6:17 PM Posted In , , Edit This 0 Comments »
So I have decided to go back to college! That is my final decision and I'm not going to back down again! I haven't decided on where I want to go yet though. I've been researching colleges around my location and what they offer. I think the best thing for me would be online classes. It makes things much easier. Not every college offers a whole degree online. However I found three that I'm interested in: Globe University has a bachelor's program online; National American University also has a bachelor's program online; and Chippewa Valley Tech which only has an associates degree online. Do I go for the associates and finish in two years or go for the bachelors degree and finish in about 4 years? There are plenty of benefits for both. I think that the bachelors degree would be better for the future though because I could make more money. BUT I would have to put off buying a house for another 4 years! That is a huge sacrifice! I've wanted a house soo bad but we can't afford it right now. We wouldn't be able to afford it until I get a better job, which won't happen until I'm done with school. :( I'm planning on calling these colleges this week to see what they can offer me and find out costs. This is very stressful business!

life...

3:52 PM Posted In , , , Edit This 2 Comments »

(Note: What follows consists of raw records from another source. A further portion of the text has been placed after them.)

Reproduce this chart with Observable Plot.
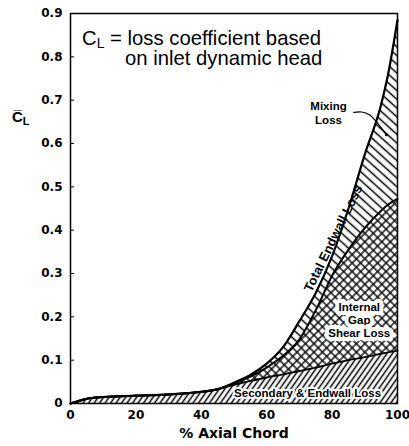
<!DOCTYPE html>
<html><head><meta charset="utf-8">
<script src="https://cdn.jsdelivr.net/npm/d3@7"></script>
<script src="https://cdn.jsdelivr.net/npm/@observablehq/plot@0.6"></script>
<style>body{margin:0;background:#fff}</style>
</head><body><div id="chart"></div>
<script>
// % axial chord grid
const axialChord       = [0, 3, 5, 10, 20, 30, 40, 45, 50, 55, 60, 65, 70, 75, 80, 85, 90, 95, 97, 100];
// top of "Secondary & Endwall Loss" band
const secondaryLoss    = [0, 0.007, 0.011, 0.015, 0.018, 0.021, 0.027, 0.033, 0.043, 0.052, 0.06, 0.067, 0.075, 0.083, 0.092, 0.1, 0.107, 0.115, 0.118, 0.122];
// top of "Internal Gap Shear Loss" band
const gapShearTop      = [0, 0.007, 0.011, 0.015, 0.018, 0.021, 0.027, 0.033, 0.046, 0.062, 0.083, 0.11, 0.148, 0.215, 0.295, 0.355, 0.405, 0.445, 0.458, 0.472];
// "Total Endwall Loss" (top of "Mixing Loss" band)
const totalEndwallLoss = [0, 0.007, 0.011, 0.015, 0.018, 0.021, 0.027, 0.033, 0.048, 0.066, 0.092, 0.13, 0.19, 0.255, 0.34, 0.45, 0.575, 0.69, 0.755, 0.885];
const xTicks = [0, 20, 40, 60, 80, 100];
const yTicks = [0, 0.1, 0.2, 0.3, 0.4, 0.5, 0.6, 0.7, 0.8, 0.9];

const data = axialChord.map((x, i) => ({x, sec: secondaryLoss[i], gap: gapShearTop[i], total: totalEndwallLoss[i]}));
const curve = "monotone-x";
const lab = {fontFamily: "'Liberation Sans', Arial, sans-serif", fontWeight: "bold", fill: "black"};

const plot = Plot.plot({
  width: 409, height: 446,
  marginLeft: 70, marginRight: 12, marginTop: 13, marginBottom: 43,
  style: {fontFamily: "'DejaVu Sans', sans-serif", background: "white", color: "black", overflow: "visible"},
  x: {domain: [0, 100]},
  y: {domain: [0, 0.9]},
  marks: [
    Plot.areaY(data, {x: "x", y1: 0, y2: "sec", fill: "url(#hatchSec)", curve}),
    Plot.areaY(data, {x: "x", y1: "sec", y2: "gap", fill: "url(#hatchCross)", curve}),
    Plot.areaY(data, {x: "x", y1: "gap", y2: "total", fill: "url(#hatchMix)", curve}),
    Plot.lineY(data, {x: "x", y: "sec", stroke: "black", strokeWidth: 1.8, curve}),
    Plot.lineY(data, {x: "x", y: "gap", stroke: "black", strokeWidth: 2, curve}),
    Plot.lineY(data, {x: "x", y: "total", stroke: "black", strokeWidth: 2.2, curve}),
    Plot.frame({stroke: "black", strokeWidth: 1.5}),
    Plot.axisY({ticks: yTicks, tickSize: -4, tickPadding: 12, tickFormat: d => d === 0 ? "0" : d.toFixed(1), fontSize: 12, fontWeight: "bold", label: null}),
    Plot.axisX({ticks: xTicks, tickSize: 0, tickPadding: 7, fontSize: 12, fontWeight: "bold", label: null}),
    Plot.text(["% Axial Chord"], {frameAnchor: "bottom", dy: 34, fontSize: 14, fontWeight: "bold"}),
    // annotations
    Plot.text(["Mixing\nLoss"], {x: 78.9, y: 0.672, fontSize: 11.5, lineHeight: 1.2, ...lab}),
    Plot.line([[86.6, 0.672], [91.5, 0.666], [96.6, 0.62]], {stroke: "black", strokeWidth: 1.2, curve: "natural"}),
    Plot.dot([[96.6, 0.62]], {r: 1.5, fill: "black"}),
    Plot.text(["Total Endwall Loss"], {x: 80.4, y: 0.381, rotate: -64, fontSize: 13, ...lab}),
    Plot.text(["Internal\nGap\nShear Loss"], {x: 88.3, y: 0.193, fontSize: 11.5, lineHeight: 1.15, stroke: "white", strokeWidth: 8, ...lab}),
    Plot.text(["Secondary & Endwall Loss"], {x: 72.5, y: 0.023, fontSize: 11.5, stroke: "white", strokeWidth: 4, ...lab})
  ]
});

const svg = d3.select(plot);
const defs = svg.insert("defs", ":first-child");
function hatch(id, angle, size, width, cross) {
  const p = defs.append("pattern").attr("id", id).attr("patternUnits", "userSpaceOnUse")
    .attr("width", size).attr("height", size).attr("patternTransform", `rotate(${angle})`);
  p.append("rect").attr("width", size).attr("height", size).attr("fill", "white");
  p.append("line").attr("x1", size / 2).attr("x2", size / 2).attr("y1", 0).attr("y2", size)
    .attr("stroke", "black").attr("stroke-width", width);
  if (cross) p.append("line").attr("y1", size / 2).attr("y2", size / 2).attr("x1", 0).attr("x2", size)
    .attr("stroke", "black").attr("stroke-width", width);
}
hatch("hatchSec", 35, 4.5, 1.5, false);
hatch("hatchCross", 45, 6, 1.4, true);
hatch("hatchMix", -48, 6.5, 1.5, false);

// y-axis label  C̄L
const yl = svg.append("text").attr("x", 12).attr("y", 122).attr("text-anchor", "start")
  .attr("font-family", "'Liberation Sans', Arial, sans-serif").attr("font-weight", "bold").attr("font-size", 15);
yl.append("tspan").text("C\u0305");
yl.append("tspan").attr("font-size", 11).attr("dy", 3).text("L");

// definition note
const note = svg.append("g").attr("text-anchor", "start")
  .attr("font-family", "'Liberation Sans', Arial, sans-serif").attr("font-size", 20.3).attr("fill", "black");
const l1 = note.append("text").attr("x", 82).attr("y", 45);
l1.append("tspan").text("C");
l1.append("tspan").attr("font-size", 14).attr("dy", 3).text("L");
l1.append("tspan").attr("dy", -3).text(" = loss coefficient based");
note.append("text").attr("x", 125).attr("y", 65).text("on inlet dynamic head");

document.getElementById("chart").appendChild(plot);
</script>
</body></html>
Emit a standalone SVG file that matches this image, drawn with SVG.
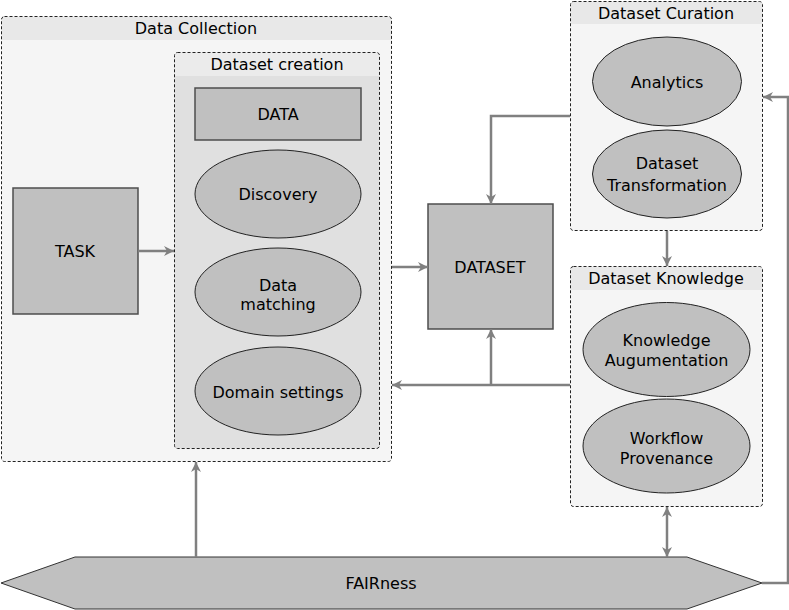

Life is complicated. That is one thing I know to be true! When I think about the future my mind goes a million miles per hour. There are so many things that I want to do and accomplish. One major thing on my mind right now is MONEY! That is probably one of the top 5 things on everyones mind isn't it! I don't feel like I need to be rich to have happiness or anything but I wish that I could feel secure and not have to worry month to month about paying the bills! I want to be able to buy a house within a year and I don't think that can happen with my budget and my income. The longer I can't afford a house, the longer I am going to waste my money away on rent! I don't think I can get a better job right now unless I go back to school OR I wait it out at my job and hope to get a promotion. That is a tough choice that I don't know how to make. What should I do? Should I spend a ton of money and go back to college and get a degree as a paralegal? OR should I work for a couple years where I am at and hope to get a promotion from a receptionist to a paralegal? The second choice would be a gamble but I know it can be done if I work hard and someone else quits. "sigh" I've been going back and forth on that for a while and still don't know what to do...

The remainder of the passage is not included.